Stated task >>
Please retype the data in full and exactly; the pictures are not part of the copy.

Data section >>

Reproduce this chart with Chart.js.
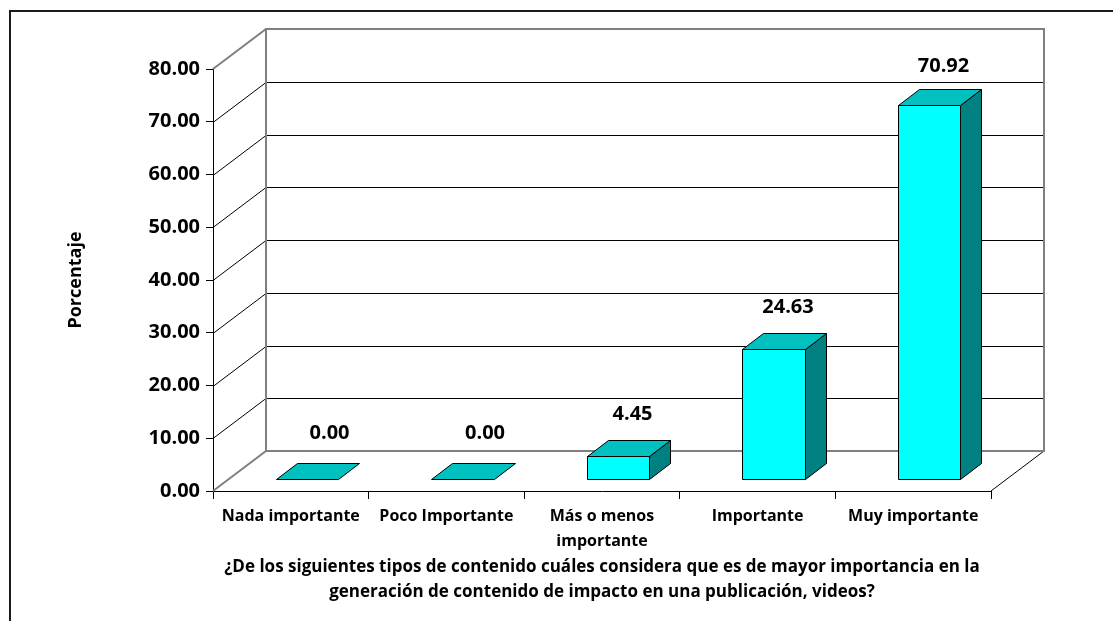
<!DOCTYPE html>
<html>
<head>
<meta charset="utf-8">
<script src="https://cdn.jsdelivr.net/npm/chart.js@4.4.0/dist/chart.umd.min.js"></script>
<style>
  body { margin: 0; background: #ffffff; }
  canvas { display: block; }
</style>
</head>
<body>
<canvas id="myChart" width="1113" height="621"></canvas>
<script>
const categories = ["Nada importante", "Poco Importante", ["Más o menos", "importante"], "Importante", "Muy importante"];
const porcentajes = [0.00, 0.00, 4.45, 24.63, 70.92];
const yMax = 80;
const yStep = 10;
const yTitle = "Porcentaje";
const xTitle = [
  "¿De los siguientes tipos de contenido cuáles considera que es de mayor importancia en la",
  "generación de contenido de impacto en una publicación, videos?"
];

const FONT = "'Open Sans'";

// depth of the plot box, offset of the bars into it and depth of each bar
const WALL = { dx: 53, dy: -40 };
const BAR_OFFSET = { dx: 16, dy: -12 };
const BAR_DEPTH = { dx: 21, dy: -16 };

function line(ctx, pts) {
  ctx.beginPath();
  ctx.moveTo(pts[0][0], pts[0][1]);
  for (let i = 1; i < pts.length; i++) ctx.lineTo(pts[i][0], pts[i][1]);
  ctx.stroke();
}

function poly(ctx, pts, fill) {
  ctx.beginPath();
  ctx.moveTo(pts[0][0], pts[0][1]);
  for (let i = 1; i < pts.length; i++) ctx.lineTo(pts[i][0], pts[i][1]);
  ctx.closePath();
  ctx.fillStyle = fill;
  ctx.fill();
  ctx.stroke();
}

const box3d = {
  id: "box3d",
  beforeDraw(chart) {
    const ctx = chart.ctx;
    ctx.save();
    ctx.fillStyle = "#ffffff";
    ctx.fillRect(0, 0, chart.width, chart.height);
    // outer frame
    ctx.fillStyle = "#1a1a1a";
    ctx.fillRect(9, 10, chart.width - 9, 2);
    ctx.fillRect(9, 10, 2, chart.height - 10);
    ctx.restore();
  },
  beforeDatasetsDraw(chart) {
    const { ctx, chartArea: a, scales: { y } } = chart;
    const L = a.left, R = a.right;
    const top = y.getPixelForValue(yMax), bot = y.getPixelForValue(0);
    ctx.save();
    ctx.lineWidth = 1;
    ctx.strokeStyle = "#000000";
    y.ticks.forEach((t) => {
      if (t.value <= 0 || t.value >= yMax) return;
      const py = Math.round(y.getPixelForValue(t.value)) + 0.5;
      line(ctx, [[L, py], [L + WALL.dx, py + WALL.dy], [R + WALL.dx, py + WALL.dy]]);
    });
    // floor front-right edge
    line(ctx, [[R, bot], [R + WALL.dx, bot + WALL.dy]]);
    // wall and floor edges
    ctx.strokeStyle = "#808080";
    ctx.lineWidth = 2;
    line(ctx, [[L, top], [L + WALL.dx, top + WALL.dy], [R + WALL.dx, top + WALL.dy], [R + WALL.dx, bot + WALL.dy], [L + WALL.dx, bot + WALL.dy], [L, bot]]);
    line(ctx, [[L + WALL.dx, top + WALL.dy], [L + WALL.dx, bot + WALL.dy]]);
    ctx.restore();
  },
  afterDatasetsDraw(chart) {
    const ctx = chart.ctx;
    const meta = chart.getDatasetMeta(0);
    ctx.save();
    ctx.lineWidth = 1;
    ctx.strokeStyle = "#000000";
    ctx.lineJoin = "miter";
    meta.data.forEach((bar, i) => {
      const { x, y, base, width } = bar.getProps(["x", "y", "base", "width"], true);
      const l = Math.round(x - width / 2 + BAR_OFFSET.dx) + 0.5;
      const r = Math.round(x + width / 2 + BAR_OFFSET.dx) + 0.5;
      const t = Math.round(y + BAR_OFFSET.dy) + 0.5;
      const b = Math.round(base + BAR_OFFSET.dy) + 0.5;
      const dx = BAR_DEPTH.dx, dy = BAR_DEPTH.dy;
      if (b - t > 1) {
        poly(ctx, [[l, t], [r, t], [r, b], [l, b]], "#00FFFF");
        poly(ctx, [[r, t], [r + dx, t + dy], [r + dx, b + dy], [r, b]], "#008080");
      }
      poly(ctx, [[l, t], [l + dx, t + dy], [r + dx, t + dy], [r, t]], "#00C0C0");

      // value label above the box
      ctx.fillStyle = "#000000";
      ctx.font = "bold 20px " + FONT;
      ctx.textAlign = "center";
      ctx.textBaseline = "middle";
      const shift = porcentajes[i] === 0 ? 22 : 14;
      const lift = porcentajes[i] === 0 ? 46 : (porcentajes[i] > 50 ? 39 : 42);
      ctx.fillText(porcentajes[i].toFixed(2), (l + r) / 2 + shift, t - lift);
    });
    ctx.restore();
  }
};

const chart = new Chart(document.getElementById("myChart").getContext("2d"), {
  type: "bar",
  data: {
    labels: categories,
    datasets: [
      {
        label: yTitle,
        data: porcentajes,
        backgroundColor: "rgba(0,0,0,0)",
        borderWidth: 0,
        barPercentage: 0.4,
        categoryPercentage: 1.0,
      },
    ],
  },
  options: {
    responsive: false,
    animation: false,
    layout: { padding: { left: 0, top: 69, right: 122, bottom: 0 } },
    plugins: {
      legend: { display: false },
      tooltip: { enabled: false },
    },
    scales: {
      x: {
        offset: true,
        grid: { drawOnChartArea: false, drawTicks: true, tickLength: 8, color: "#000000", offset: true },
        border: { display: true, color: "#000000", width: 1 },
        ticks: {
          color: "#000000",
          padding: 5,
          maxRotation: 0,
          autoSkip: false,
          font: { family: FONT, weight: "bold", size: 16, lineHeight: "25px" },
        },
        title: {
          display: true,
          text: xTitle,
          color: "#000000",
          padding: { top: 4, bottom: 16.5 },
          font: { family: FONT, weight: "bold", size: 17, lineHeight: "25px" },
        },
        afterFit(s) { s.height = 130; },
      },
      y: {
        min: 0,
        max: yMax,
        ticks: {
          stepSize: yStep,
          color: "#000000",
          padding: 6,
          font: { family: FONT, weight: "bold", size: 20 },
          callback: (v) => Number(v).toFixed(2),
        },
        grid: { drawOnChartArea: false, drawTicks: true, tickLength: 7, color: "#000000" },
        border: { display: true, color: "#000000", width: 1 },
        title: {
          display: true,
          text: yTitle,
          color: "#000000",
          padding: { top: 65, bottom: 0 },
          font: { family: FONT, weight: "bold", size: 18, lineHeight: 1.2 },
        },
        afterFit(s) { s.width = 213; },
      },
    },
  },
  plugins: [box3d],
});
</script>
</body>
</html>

Written answer >>
Reproduce this chart with Chart.js.
<!DOCTYPE html>
<html>
<head>
<meta charset="utf-8">
<script src="https://cdn.jsdelivr.net/npm/chart.js@4.4.0/dist/chart.umd.min.js"></script>
<style>
  body { margin: 0; background: #ffffff; }
  canvas { display: block; }
</style>
</head>
<body>
<canvas id="myChart" width="1113" height="621"></canvas>
<script>
const categories = ["Nada importante", "Poco Importante", ["Más o menos", "importante"], "Importante", "Muy importante"];
const porcentajes = [0.00, 0.00, 4.45, 24.63, 70.92];
const yMax = 80;
const yStep = 10;
const yTitle = "Porcentaje";
const xTitle = [
  "¿De los siguientes tipos de contenido cuáles considera que es de mayor importancia en la",
  "generación de contenido de impacto en una publicación, videos?"
];

const FONT = "'Open Sans'";

// depth of the plot box, offset of the bars into it and depth of each bar
const WALL = { dx: 53, dy: -40 };
const BAR_OFFSET = { dx: 16, dy: -12 };
const BAR_DEPTH = { dx: 21, dy: -16 };

function line(ctx, pts) {
  ctx.beginPath();
  ctx.moveTo(pts[0][0], pts[0][1]);
  for (let i = 1; i < pts.length; i++) ctx.lineTo(pts[i][0], pts[i][1]);
  ctx.stroke();
}

function poly(ctx, pts, fill) {
  ctx.beginPath();
  ctx.moveTo(pts[0][0], pts[0][1]);
  for (let i = 1; i < pts.length; i++) ctx.lineTo(pts[i][0], pts[i][1]);
  ctx.closePath();
  ctx.fillStyle = fill;
  ctx.fill();
  ctx.stroke();
}

const box3d = {
  id: "box3d",
  beforeDraw(chart) {
    const ctx = chart.ctx;
    ctx.save();
    ctx.fillStyle = "#ffffff";
    ctx.fillRect(0, 0, chart.width, chart.height);
    // outer frame
    ctx.fillStyle = "#1a1a1a";
    ctx.fillRect(9, 10, chart.width - 9, 2);
    ctx.fillRect(9, 10, 2, chart.height - 10);
    ctx.restore();
  },
  beforeDatasetsDraw(chart) {
    const { ctx, chartArea: a, scales: { y } } = chart;
    const L = a.left, R = a.right;
    const top = y.getPixelForValue(yMax), bot = y.getPixelForValue(0);
    ctx.save();
    ctx.lineWidth = 1;
    ctx.strokeStyle = "#000000";
    y.ticks.forEach((t) => {
      if (t.value <= 0 || t.value >= yMax) return;
      const py = Math.round(y.getPixelForValue(t.value)) + 0.5;
      line(ctx, [[L, py], [L + WALL.dx, py + WALL.dy], [R + WALL.dx, py + WALL.dy]]);
    });
    // floor front-right edge
    line(ctx, [[R, bot], [R + WALL.dx, bot + WALL.dy]]);
    // wall and floor edges
    ctx.strokeStyle = "#808080";
    ctx.lineWidth = 2;
    line(ctx, [[L, top], [L + WALL.dx, top + WALL.dy], [R + WALL.dx, top + WALL.dy], [R + WALL.dx, bot + WALL.dy], [L + WALL.dx, bot + WALL.dy], [L, bot]]);
    line(ctx, [[L + WALL.dx, top + WALL.dy], [L + WALL.dx, bot + WALL.dy]]);
    ctx.restore();
  },
  afterDatasetsDraw(chart) {
    const ctx = chart.ctx;
    const meta = chart.getDatasetMeta(0);
    ctx.save();
    ctx.lineWidth = 1;
    ctx.strokeStyle = "#000000";
    ctx.lineJoin = "miter";
    meta.data.forEach((bar, i) => {
      const { x, y, base, width } = bar.getProps(["x", "y", "base", "width"], true);
      const l = Math.round(x - width / 2 + BAR_OFFSET.dx) + 0.5;
      const r = Math.round(x + width / 2 + BAR_OFFSET.dx) + 0.5;
      const t = Math.round(y + BAR_OFFSET.dy) + 0.5;
      const b = Math.round(base + BAR_OFFSET.dy) + 0.5;
      const dx = BAR_DEPTH.dx, dy = BAR_DEPTH.dy;
      if (b - t > 1) {
        poly(ctx, [[l, t], [r, t], [r, b], [l, b]], "#00FFFF");
        poly(ctx, [[r, t], [r + dx, t + dy], [r + dx, b + dy], [r, b]], "#008080");
      }
      poly(ctx, [[l, t], [l + dx, t + dy], [r + dx, t + dy], [r, t]], "#00C0C0");

      // value label above the box
      ctx.fillStyle = "#000000";
      ctx.font = "bold 20px " + FONT;
      ctx.textAlign = "center";
      ctx.textBaseline = "middle";
      const shift = porcentajes[i] === 0 ? 22 : 14;
      const lift = porcentajes[i] === 0 ? 46 : (porcentajes[i] > 50 ? 39 : 42);
      ctx.fillText(porcentajes[i].toFixed(2), (l + r) / 2 + shift, t - lift);
    });
    ctx.restore();
  }
};

const chart = new Chart(document.getElementById("myChart").getContext("2d"), {
  type: "bar",
  data: {
    labels: categories,
    datasets: [
      {
        label: yTitle,
        data: porcentajes,
        backgroundColor: "rgba(0,0,0,0)",
        borderWidth: 0,
        barPercentage: 0.4,
        categoryPercentage: 1.0,
      },
    ],
  },
  options: {
    responsive: false,
    animation: false,
    layout: { padding: { left: 0, top: 69, right: 122, bottom: 0 } },
    plugins: {
      legend: { display: false },
      tooltip: { enabled: false },
    },
    scales: {
      x: {
        offset: true,
        grid: { drawOnChartArea: false, drawTicks: true, tickLength: 8, color: "#000000", offset: true },
        border: { display: true, color: "#000000", width: 1 },
        ticks: {
          color: "#000000",
          padding: 5,
          maxRotation: 0,
          autoSkip: false,
          font: { family: FONT, weight: "bold", size: 16, lineHeight: "25px" },
        },
        title: {
          display: true,
          text: xTitle,
          color: "#000000",
          padding: { top: 4, bottom: 16.5 },
          font: { family: FONT, weight: "bold", size: 17, lineHeight: "25px" },
        },
        afterFit(s) { s.height = 130; },
      },
      y: {
        min: 0,
        max: yMax,
        ticks: {
          stepSize: yStep,
          color: "#000000",
          padding: 6,
          font: { family: FONT, weight: "bold", size: 20 },
          callback: (v) => Number(v).toFixed(2),
        },
        grid: { drawOnChartArea: false, drawTicks: true, tickLength: 7, color: "#000000" },
        border: { display: true, color: "#000000", width: 1 },
        title: {
          display: true,
          text: yTitle,
          color: "#000000",
          padding: { top: 65, bottom: 0 },
          font: { family: FONT, weight: "bold", size: 18, lineHeight: 1.2 },
        },
        afterFit(s) { s.width = 213; },
      },
    },
  },
  plugins: [box3d],
});
</script>
</body>
</html>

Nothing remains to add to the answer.